In a much anticipated ruling delivered on 27 July 2011, the UK Supreme Court has clarified the status of arbitrators and confirmed that they are not employees, and that arbitration agreements do not therefore fall within the scope of the UK anti-discrimination legislation: Jivraj (Appellant) v Hashwani (Respondent) [2011] UKSC 40.

This decision marks an end to the uncertainty created by the Court of Appeal’s previous finding that the Employment Equality (Religion and Belief) Regulations 2003 rendered void an arbitration agreement which provided for the appointment of arbitrators from a particular religious community on the basis that it was discriminatory.
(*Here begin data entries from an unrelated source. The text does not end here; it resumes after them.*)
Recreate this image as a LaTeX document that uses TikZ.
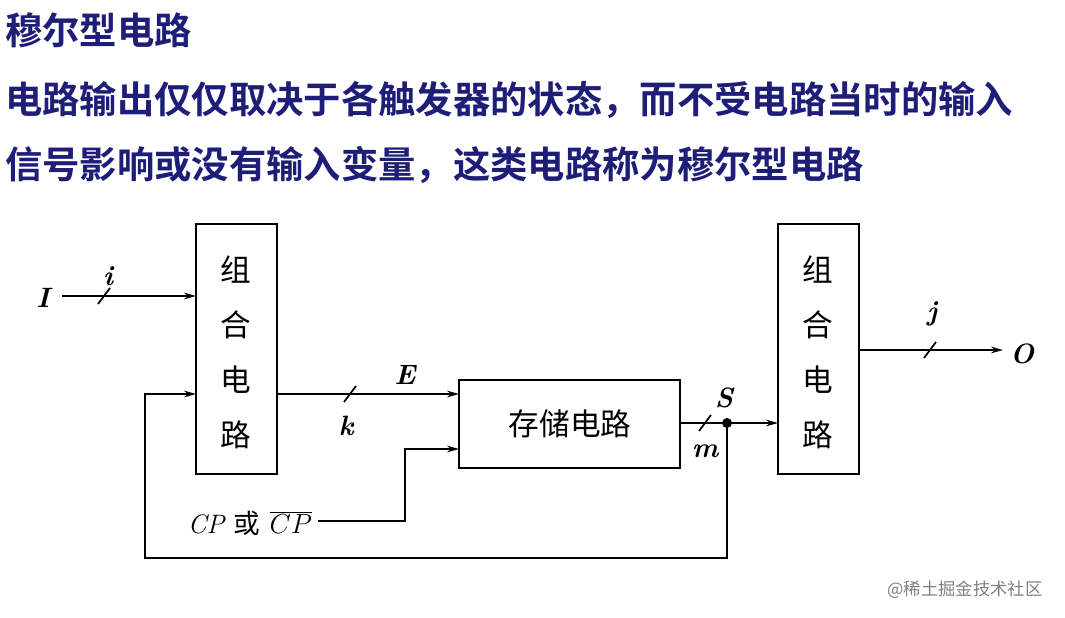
\documentclass[tikz,border=0pt]{standalone}
\usepackage{fontspec}
\newfontfamily\cjk{Noto Sans CJK SC}
\newfontfamily\cjkb{Noto Sans CJK SC Bold}
\usetikzlibrary{arrows.meta}
\definecolor{navy}{RGB}{30,30,120}
\begin{document}
\begin{tikzpicture}[x=0.75pt,y=-0.75pt,
  box/.style={draw,line width=2.2pt},
  ln/.style={line width=1.3pt},
  arr/.style={ln,-{Stealth[length=9pt,width=5pt]}},
  hd/.style={anchor=west,text=navy,font=\cjkb\fontsize{28}{28}\selectfont,inner sep=0},
  bc/.style={font=\cjk\fontsize{23}{23}\selectfont},
  lb/.style={font=\bfseries\itshape\fontsize{21}{21}\selectfont},
  sl/.style={ln}]
\useasboundingbox (0,0) rectangle (1065,618);
\node[hd] (t1) at (5,30) {穆尔型电路};
\node[hd] (t2) at (5,100) {电路输出仅仅取决于各触发器的状态，而不受电路当时的输入};
\node[hd] (t3) at (5,165) {信号影响或没有输入变量，这类电路称为穆尔型电路};
\draw[box] (196,224) rectangle (277,474);
\draw[box] (778,224) rectangle (859,474);
\draw[box] (459,380) rectangle (680,468);
\foreach \x/\n in {236/L,818/R}{
 \node[bc] (\n1) at (\x,270) {组};
 \node[bc] (\n2) at (\x,325) {合};
 \node[bc] (\n3) at (\x,380) {电};
 \node[bc] (\n4) at (\x,435) {路};}
\node[bc] (mem) at (570,424) {存储电路};
\node[lb] (I) at (43,298) {I};
\draw[arr] (62,296) -- (196,296);
\draw[sl] (98,304) -- (110,288);
\node[lb] (i) at (108,276) {i};
\draw[arr] (859,350) -- (1003,350);
\draw[sl] (924,358) -- (936,342);
\node[lb] (j) at (932,314) {j};
\node[lb] (O) at (1022,354) {O};
\draw[arr] (277,394) -- (459,394);
\draw[sl] (344,402) -- (356,386);
\node[lb] (k) at (346,426) {k};
\node[lb] (E) at (405,375) {E};
\draw[arr] (680,423) -- (778,423);
\draw[sl] (699,431) -- (711,415);
\fill (727,423) circle (5);
\node[lb] (S) at (724,398) {S};
\node[lb] (m) at (705,451) {m};
\draw[arr] (727,423) -- (727,558) -- (145,558) -- (145,394) -- (196,394);
\node (cp) at (250,523) {\fontsize{20}{20}\selectfont\itshape CP {\upshape\cjk 或} $\overline{CP}$};
\draw[arr] (318,521) -- (405,521) -- (405,449) -- (459,449);
\node[text=gray,font=\cjk\fontsize{13}{13}\selectfont] (wm) at (965,590) {@稀土掘金技术社区};
\end{tikzpicture}
\end{document}
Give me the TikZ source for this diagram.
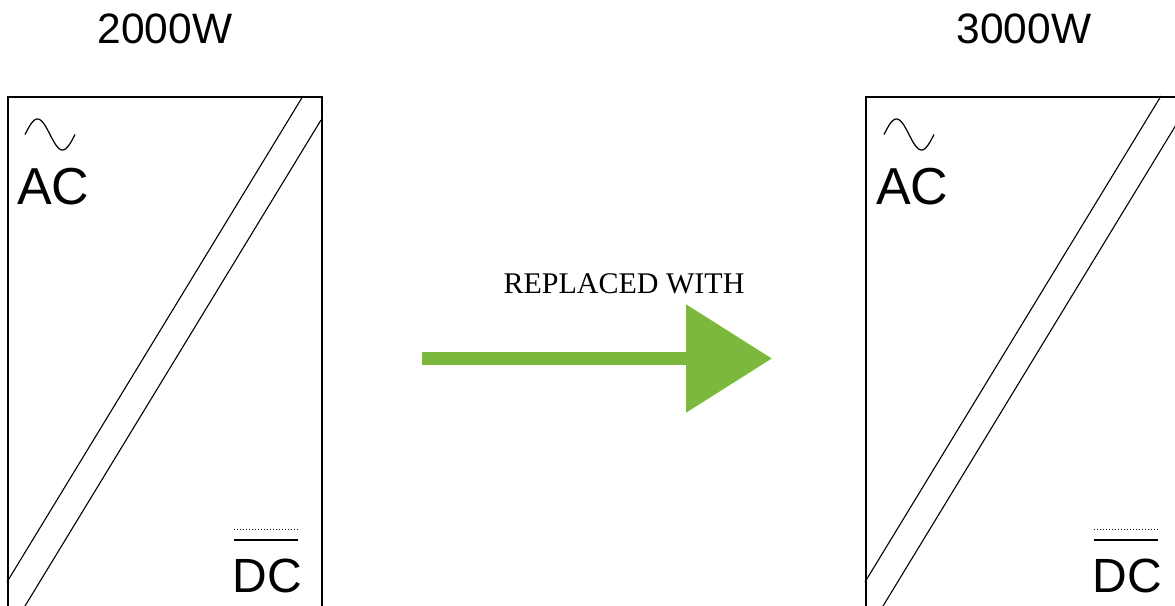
\documentclass[tikz,border=0pt]{standalone}
\usepackage{fontspec}
\setmainfont{Liberation Serif}
\newfontfamily\helv{Liberation Sans}
\usetikzlibrary{arrows.meta}
\definecolor{arrowgreen}{RGB}{124,184,61}
\tikzset{
  unitbox/.style={draw=black, line width=1.5pt, minimum width=314pt, minimum height=700pt, anchor=north west, inner sep=0pt},
  diag/.style={draw=black, line width=1.1pt},
  actxt/.style={font=\helv\fontsize{52}{52}\selectfont, inner sep=0pt},
  dctxt/.style={font=\helv\fontsize{48}{48}\selectfont, inner sep=0pt},
  titletxt/.style={font=\helv\fontsize{42.5}{42.5}\selectfont, inner sep=0pt, anchor=base},
  captxt/.style={font=\fontsize{30}{30}\selectfont, inner sep=0pt, anchor=base},
  sinewave/.style={draw=black, line width=1.2pt},
  bigarrow/.style={draw=arrowgreen, line width=13pt, -{Triangle[length=86pt,width=105pt]}},
}
\begin{document}
\begin{tikzpicture}[x=1pt,y=-1pt]
\useasboundingbox (0,0) rectangle (1175,605);
\clip (0,0) rectangle (1175,605);
\fill[white] (0,0) rectangle (1175,605);
% left unit
\begin{scope}[shift={(7,96)}]
  \node[unitbox] (boxL) at (0,0) {};
  \draw[diag] (296,0) -- (0,486);
  \draw[diag] (314,24) -- (0,539.6);
  \draw[sinewave] plot[domain=0:360, samples=60, smooth] ({18+\x/360*50}, {38.5-15.5*sin(\x)});
  \node[actxt, anchor=base west] (acL) at (10,108) {AC};
  \draw[line width=1.2pt] (227,444) -- (291,444);
  \draw[line width=1pt, dash pattern=on 1.2pt off 1.8pt] (227,433) -- (291,433);
  \node[dctxt, anchor=base east] (dcL) at (295,496) {DC};
  \node[titletxt] (tL) at (158,-53) {2000W};
\end{scope}
% right unit
\begin{scope}[shift={(865,96)}]
  \node[unitbox] (boxR) at (0,0) {};
  \draw[diag] (296,0) -- (0,486);
  \draw[diag] (314,24) -- (0,539.6);
  \draw[sinewave] plot[domain=0:360, samples=60, smooth] ({19+\x/360*50}, {38.5-15.5*sin(\x)});
  \node[actxt, anchor=base west] (acR) at (11,108) {AC};
  \draw[line width=1.2pt] (229,444) -- (293,444);
  \draw[line width=1pt, dash pattern=on 1.2pt off 1.8pt] (229,433) -- (293,433);
  \node[dctxt, anchor=base east] (dcR) at (297,496) {DC};
  \node[titletxt] (tR) at (159,-53) {3000W};
\end{scope}
% arrow
\coordinate (arrS) at (422,358.5);
\coordinate (arrE) at (772,358.5);
\draw[bigarrow] (arrS) -- (arrE);
\node[captxt] (cap) at (624,293) {REPLACED WITH};
\end{tikzpicture}
\end{document}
Although the facts of the case concerned a requirement relating to membership of a particular religious community, the Court of Appeal’s previous ruling in June 2010 had led to broader concerns about the inclusion of nationality requirements for arbitrators in arbitration agreements. As a precaution, we had advised clients to exclude from existing and future arbitration agreements any institutional rule or requirement regarding nationality (such as article 6 of the LCIA Rules, or article 9(5) of the ICC Rules) or other specific characteristics of potential arbitrators, in case such requirements could also be found to infringe UK anti‑discrimination legislation and render the entire arbitration agreement void.  

As a result of the Supreme Court’s ruling, this doubt as to whether arbitration agreements must comply with UK anti‑discrimination legislation no longer exists, and it is no longer necessary to carve out such nationality provisions from arbitration agreements. We are in the process of updating our model forms to reflect this clarification. In the meantime, please speak to one of the listed contacts or a member of the arbitration group if you are advising on the inclusion of an arbitration clause.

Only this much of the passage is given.